WHAT IS BEING ASKED: Output each entry that follows exactly. Images stay out.

INPUT MATERIAL:

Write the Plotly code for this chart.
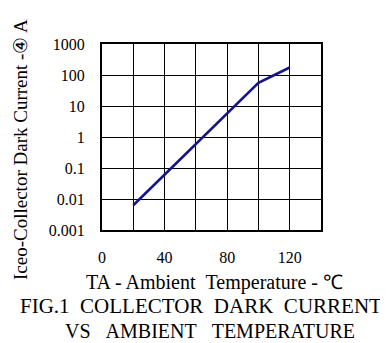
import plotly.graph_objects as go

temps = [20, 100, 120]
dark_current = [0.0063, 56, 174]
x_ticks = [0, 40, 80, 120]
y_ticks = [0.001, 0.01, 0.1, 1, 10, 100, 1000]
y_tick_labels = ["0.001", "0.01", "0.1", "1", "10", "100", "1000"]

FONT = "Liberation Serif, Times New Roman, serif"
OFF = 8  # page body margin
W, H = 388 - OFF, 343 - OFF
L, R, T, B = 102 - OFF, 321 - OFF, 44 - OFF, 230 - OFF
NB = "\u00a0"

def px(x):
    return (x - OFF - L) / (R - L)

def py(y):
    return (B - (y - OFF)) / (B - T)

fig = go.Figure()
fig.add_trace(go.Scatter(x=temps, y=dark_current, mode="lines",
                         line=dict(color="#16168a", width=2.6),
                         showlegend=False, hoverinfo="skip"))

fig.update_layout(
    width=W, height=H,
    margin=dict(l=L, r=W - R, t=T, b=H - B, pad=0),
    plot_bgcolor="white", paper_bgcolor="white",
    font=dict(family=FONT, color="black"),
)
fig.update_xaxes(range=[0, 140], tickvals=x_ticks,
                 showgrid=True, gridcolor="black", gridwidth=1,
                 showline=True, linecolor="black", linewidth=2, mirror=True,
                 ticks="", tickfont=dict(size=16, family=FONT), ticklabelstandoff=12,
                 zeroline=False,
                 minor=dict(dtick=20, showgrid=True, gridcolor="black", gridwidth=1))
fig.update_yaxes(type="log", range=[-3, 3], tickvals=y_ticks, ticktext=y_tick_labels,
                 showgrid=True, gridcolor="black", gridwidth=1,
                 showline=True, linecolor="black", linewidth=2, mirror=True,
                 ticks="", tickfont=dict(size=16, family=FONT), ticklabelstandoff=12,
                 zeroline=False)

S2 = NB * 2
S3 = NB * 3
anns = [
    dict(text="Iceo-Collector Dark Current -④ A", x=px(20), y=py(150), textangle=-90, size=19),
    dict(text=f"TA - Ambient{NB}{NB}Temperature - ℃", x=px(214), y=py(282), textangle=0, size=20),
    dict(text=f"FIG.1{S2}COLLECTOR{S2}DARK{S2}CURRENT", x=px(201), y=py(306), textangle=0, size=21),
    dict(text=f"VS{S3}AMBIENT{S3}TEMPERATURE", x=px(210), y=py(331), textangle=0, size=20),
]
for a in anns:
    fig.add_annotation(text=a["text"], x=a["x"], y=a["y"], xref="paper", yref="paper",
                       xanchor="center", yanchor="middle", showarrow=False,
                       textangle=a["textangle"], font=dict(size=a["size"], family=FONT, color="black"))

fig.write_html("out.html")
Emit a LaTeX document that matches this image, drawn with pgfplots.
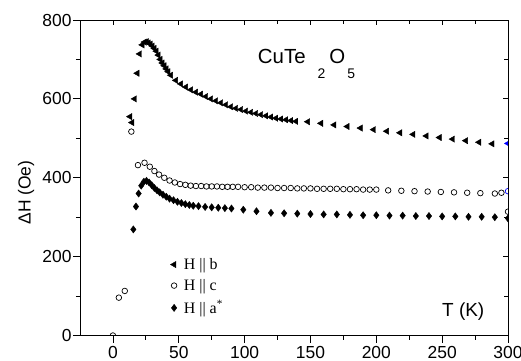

FINAL ANSWER:
Write the Plotly code for this chart.
import plotly.graph_objects as go

temps = [20, 100, 120]
dark_current = [0.0063, 56, 174]
x_ticks = [0, 40, 80, 120]
y_ticks = [0.001, 0.01, 0.1, 1, 10, 100, 1000]
y_tick_labels = ["0.001", "0.01", "0.1", "1", "10", "100", "1000"]

FONT = "Liberation Serif, Times New Roman, serif"
OFF = 8  # page body margin
W, H = 388 - OFF, 343 - OFF
L, R, T, B = 102 - OFF, 321 - OFF, 44 - OFF, 230 - OFF
NB = "\u00a0"

def px(x):
    return (x - OFF - L) / (R - L)

def py(y):
    return (B - (y - OFF)) / (B - T)

fig = go.Figure()
fig.add_trace(go.Scatter(x=temps, y=dark_current, mode="lines",
                         line=dict(color="#16168a", width=2.6),
                         showlegend=False, hoverinfo="skip"))

fig.update_layout(
    width=W, height=H,
    margin=dict(l=L, r=W - R, t=T, b=H - B, pad=0),
    plot_bgcolor="white", paper_bgcolor="white",
    font=dict(family=FONT, color="black"),
)
fig.update_xaxes(range=[0, 140], tickvals=x_ticks,
                 showgrid=True, gridcolor="black", gridwidth=1,
                 showline=True, linecolor="black", linewidth=2, mirror=True,
                 ticks="", tickfont=dict(size=16, family=FONT), ticklabelstandoff=12,
                 zeroline=False,
                 minor=dict(dtick=20, showgrid=True, gridcolor="black", gridwidth=1))
fig.update_yaxes(type="log", range=[-3, 3], tickvals=y_ticks, ticktext=y_tick_labels,
                 showgrid=True, gridcolor="black", gridwidth=1,
                 showline=True, linecolor="black", linewidth=2, mirror=True,
                 ticks="", tickfont=dict(size=16, family=FONT), ticklabelstandoff=12,
                 zeroline=False)

S2 = NB * 2
S3 = NB * 3
anns = [
    dict(text="Iceo-Collector Dark Current -④ A", x=px(20), y=py(150), textangle=-90, size=19),
    dict(text=f"TA - Ambient{NB}{NB}Temperature - ℃", x=px(214), y=py(282), textangle=0, size=20),
    dict(text=f"FIG.1{S2}COLLECTOR{S2}DARK{S2}CURRENT", x=px(201), y=py(306), textangle=0, size=21),
    dict(text=f"VS{S3}AMBIENT{S3}TEMPERATURE", x=px(210), y=py(331), textangle=0, size=20),
]
for a in anns:
    fig.add_annotation(text=a["text"], x=a["x"], y=a["y"], xref="paper", yref="paper",
                       xanchor="center", yanchor="middle", showarrow=False,
                       textangle=a["textangle"], font=dict(size=a["size"], family=FONT, color="black"))

fig.write_html("out.html")
Emit a LaTeX document that matches this image, drawn with pgfplots.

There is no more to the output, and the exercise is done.